▶ Task details: Which lines contain the word "LaTeX"? Return each of them as written.

▶ Raw records:
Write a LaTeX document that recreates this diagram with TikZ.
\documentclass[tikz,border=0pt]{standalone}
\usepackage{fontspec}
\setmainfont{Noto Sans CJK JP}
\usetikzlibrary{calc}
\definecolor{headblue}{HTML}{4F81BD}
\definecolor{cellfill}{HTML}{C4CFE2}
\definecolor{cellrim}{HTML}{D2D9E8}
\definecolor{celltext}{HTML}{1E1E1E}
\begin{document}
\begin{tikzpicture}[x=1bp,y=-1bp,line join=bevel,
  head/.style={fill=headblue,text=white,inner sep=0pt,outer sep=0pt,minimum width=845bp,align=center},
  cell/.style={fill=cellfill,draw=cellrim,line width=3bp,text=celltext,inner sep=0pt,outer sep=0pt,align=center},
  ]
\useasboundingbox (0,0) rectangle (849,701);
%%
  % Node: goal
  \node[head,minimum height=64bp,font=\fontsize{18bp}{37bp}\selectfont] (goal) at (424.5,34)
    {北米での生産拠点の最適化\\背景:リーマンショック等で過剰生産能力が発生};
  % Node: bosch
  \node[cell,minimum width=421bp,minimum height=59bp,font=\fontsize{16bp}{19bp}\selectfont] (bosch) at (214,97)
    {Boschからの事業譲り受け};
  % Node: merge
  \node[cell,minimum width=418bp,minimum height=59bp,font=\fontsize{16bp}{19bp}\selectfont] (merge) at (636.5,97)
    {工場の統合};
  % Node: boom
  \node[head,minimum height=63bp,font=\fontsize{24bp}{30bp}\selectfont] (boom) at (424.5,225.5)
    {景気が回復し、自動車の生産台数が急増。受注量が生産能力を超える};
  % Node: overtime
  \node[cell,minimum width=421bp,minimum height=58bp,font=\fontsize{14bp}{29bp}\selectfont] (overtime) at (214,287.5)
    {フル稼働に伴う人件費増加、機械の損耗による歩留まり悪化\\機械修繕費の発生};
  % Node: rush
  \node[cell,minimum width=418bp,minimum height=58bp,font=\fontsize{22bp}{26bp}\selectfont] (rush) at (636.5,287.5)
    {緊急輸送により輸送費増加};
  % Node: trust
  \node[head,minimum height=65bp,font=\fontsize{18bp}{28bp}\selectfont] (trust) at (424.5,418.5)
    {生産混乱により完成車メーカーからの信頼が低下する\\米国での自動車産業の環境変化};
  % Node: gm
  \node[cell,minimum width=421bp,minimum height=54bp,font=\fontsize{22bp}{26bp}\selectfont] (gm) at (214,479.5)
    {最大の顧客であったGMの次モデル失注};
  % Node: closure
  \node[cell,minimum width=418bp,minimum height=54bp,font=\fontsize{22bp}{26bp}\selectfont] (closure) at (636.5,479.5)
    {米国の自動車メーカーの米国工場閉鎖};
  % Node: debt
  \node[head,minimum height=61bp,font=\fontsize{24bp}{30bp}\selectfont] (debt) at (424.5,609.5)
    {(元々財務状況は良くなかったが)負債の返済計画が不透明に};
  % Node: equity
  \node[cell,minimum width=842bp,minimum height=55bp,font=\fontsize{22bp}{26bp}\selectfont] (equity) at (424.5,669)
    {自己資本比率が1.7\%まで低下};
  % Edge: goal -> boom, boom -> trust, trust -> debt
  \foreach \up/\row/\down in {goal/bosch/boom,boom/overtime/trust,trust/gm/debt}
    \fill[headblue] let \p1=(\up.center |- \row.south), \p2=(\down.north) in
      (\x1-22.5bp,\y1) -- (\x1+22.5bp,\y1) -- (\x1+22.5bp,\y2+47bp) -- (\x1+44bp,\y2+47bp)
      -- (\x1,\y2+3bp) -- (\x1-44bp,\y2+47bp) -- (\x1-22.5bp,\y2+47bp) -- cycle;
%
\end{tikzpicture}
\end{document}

==

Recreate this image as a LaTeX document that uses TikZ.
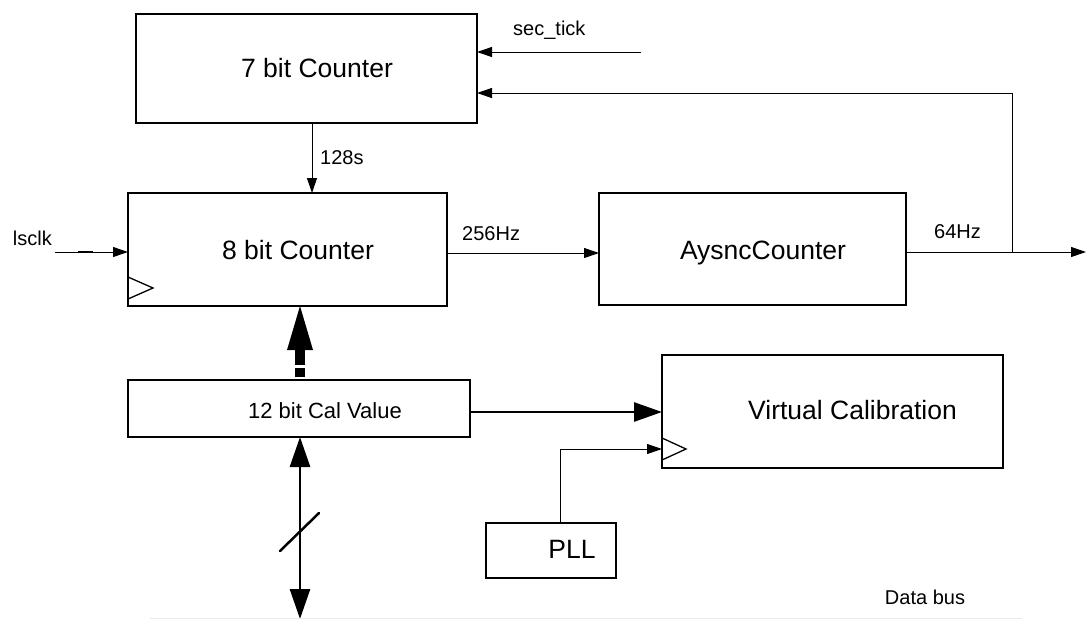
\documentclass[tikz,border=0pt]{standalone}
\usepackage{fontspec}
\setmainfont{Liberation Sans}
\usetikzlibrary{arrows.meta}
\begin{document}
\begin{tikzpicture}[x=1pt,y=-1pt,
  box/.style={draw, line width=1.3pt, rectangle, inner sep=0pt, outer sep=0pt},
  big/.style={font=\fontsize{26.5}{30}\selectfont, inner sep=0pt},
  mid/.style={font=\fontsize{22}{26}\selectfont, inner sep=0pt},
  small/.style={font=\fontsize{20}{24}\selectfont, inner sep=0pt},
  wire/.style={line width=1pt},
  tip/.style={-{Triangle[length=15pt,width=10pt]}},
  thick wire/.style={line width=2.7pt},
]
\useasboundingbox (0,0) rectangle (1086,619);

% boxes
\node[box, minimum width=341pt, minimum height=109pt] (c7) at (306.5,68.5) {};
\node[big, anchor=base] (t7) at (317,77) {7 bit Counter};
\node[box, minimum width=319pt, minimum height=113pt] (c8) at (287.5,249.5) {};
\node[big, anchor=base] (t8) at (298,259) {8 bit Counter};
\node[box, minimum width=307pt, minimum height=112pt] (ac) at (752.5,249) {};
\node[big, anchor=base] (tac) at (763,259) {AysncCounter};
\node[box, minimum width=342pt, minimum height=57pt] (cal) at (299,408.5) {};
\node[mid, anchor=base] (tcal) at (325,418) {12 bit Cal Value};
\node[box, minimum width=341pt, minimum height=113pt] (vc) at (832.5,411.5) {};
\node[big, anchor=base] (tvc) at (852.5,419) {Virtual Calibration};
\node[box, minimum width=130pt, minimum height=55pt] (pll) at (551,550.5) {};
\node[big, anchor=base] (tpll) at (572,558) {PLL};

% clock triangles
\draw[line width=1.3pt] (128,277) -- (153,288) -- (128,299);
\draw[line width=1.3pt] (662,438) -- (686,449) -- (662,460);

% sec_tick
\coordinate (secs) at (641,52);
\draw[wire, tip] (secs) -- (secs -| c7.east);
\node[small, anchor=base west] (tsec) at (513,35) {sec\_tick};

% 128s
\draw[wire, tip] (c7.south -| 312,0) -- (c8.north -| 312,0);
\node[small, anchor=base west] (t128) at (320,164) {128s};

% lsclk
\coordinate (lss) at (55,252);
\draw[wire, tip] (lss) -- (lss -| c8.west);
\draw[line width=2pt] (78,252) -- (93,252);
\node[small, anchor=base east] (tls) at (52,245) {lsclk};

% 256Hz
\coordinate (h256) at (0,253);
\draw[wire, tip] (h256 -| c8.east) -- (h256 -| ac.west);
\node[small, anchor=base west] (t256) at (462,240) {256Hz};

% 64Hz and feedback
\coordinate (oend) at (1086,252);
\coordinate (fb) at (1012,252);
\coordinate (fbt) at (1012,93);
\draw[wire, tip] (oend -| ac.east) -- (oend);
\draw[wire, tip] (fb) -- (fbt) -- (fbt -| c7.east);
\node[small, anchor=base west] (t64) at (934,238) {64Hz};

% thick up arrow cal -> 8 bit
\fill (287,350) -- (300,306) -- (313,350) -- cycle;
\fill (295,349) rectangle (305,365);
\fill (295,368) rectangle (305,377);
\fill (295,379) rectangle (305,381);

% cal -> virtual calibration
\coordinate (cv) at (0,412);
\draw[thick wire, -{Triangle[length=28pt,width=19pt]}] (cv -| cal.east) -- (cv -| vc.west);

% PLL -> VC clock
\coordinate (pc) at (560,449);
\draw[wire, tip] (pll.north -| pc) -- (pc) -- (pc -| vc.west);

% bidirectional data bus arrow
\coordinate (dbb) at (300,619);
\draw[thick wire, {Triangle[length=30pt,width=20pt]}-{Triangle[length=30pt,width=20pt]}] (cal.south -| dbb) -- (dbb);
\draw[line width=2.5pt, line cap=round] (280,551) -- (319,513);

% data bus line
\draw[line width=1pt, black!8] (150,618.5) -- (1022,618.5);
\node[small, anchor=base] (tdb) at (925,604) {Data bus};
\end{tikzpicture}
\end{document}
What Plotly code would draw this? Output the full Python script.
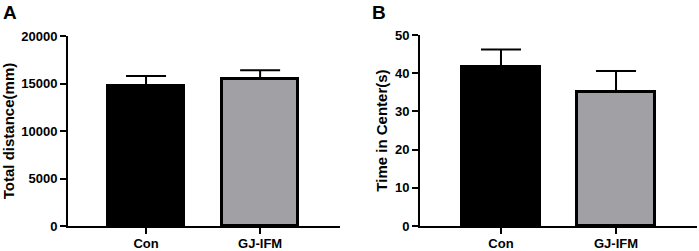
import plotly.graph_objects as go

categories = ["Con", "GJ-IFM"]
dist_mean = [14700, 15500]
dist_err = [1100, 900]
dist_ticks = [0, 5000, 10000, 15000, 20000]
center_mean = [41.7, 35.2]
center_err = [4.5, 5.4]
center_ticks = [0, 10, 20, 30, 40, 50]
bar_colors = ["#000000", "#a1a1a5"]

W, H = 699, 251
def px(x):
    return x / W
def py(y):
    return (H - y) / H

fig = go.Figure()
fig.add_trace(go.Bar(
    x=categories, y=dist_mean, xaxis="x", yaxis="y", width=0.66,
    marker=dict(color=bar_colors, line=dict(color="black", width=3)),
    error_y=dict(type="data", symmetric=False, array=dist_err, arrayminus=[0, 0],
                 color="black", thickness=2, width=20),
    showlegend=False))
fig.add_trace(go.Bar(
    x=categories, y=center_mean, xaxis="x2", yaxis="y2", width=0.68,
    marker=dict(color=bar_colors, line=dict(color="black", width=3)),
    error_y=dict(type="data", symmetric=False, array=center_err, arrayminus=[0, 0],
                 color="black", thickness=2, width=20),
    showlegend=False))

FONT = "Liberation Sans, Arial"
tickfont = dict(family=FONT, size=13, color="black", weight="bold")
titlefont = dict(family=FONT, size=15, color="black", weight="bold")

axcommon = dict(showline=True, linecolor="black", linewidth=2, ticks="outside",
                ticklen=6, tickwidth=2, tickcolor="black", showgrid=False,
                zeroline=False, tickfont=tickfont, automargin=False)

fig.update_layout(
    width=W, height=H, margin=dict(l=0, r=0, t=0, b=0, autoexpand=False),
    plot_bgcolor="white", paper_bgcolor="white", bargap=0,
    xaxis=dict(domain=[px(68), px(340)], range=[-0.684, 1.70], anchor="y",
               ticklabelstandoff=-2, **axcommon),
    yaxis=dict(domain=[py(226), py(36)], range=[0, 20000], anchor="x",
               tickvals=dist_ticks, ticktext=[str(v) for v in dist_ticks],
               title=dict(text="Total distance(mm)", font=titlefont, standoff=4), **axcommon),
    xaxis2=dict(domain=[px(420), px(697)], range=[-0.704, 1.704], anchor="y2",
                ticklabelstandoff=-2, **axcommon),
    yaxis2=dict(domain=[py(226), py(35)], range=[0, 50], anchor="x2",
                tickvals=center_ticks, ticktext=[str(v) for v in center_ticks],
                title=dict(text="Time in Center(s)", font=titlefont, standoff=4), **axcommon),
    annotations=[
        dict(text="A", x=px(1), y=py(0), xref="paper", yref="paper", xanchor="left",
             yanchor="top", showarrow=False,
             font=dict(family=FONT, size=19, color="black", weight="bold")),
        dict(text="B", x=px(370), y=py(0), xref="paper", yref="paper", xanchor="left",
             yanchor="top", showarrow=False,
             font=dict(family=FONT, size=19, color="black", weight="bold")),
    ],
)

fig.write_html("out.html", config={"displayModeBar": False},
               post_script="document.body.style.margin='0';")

▶ Exercise result:
Write a LaTeX document that recreates this diagram with TikZ.
Recreate this image as a LaTeX document that uses TikZ.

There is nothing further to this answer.